US President Donald Trump and his trade team led by Commerce Secretary Wilbur Ross and Trade Representative Robert Lighthizer seem to have embarked upon a ‘restrictive trade policy’ that threatens the annual bilateral trade, worth $125 billion, with India. The US decision to withdraw export incentives to Indian exporters on 1,900 items under the Generalised System of Preferences (GSP) impacts exports worth $5.8 billion. GSP benefits by nature are non-reciprocal and non-discriminatory arrangements to support developing countries. The withdrawal comes into effect beginning May 2, but India continues to hope that these concessions may be extended. Trade tensions between the two countries have heightened after the US government slapped additional duties on Indian steel and aluminium exports a year back. India’s patience in dealing with the Trump administration came to be tested as New Delhi repeatedly put off its move to slap counter-measures on 29 items exported by the US.
Apart from Harley Davidson motorcycles and US whiskeys, Trump’s quixotic regime seems keen on pushing medical devices, such as stents, at irrational prices, dairy products and information technology and communication industry items unabashedly.
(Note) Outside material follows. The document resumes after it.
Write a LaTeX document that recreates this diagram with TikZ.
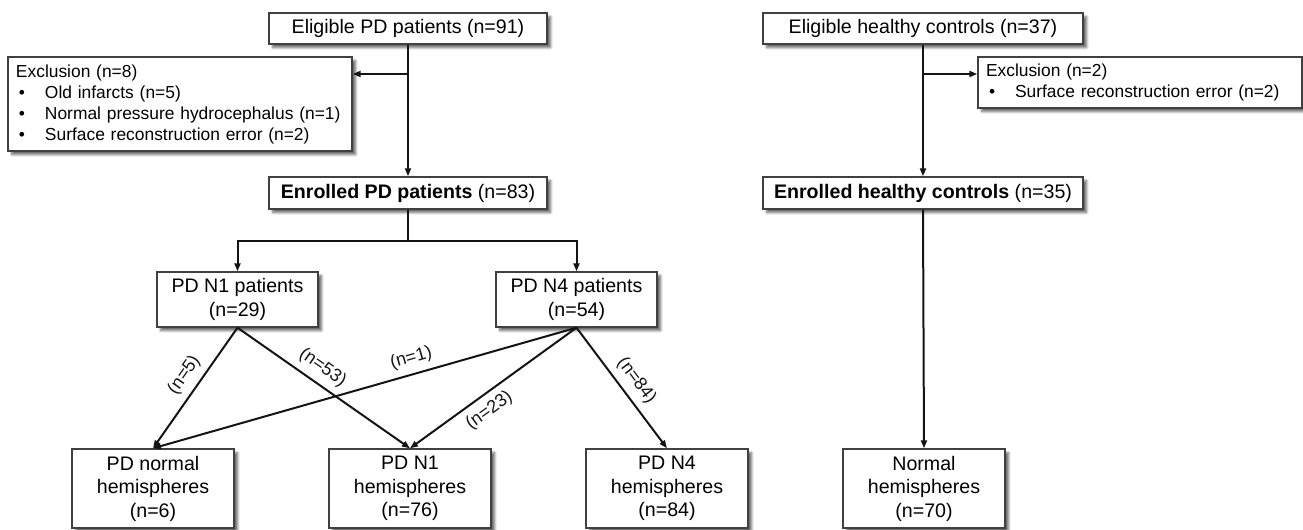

The aggressive approach is notwithstanding the fact that companies like Apple, Amazon, Uber, Facebook and Google benefited from India’s liberal and open e-commerce regime. This has also led to a huge reduction in trade surplus enjoyed by India to a modest $4 billion. The self-centred US trade policy paradigm is untenable as India’s weighted average tariff at a modest 7.6% compares very well with those of several developing economies and is within WTO-mandated bound rates. A new Indian government will have to quickly settle festering trade issues with the US on a priority basis to mutual benefit.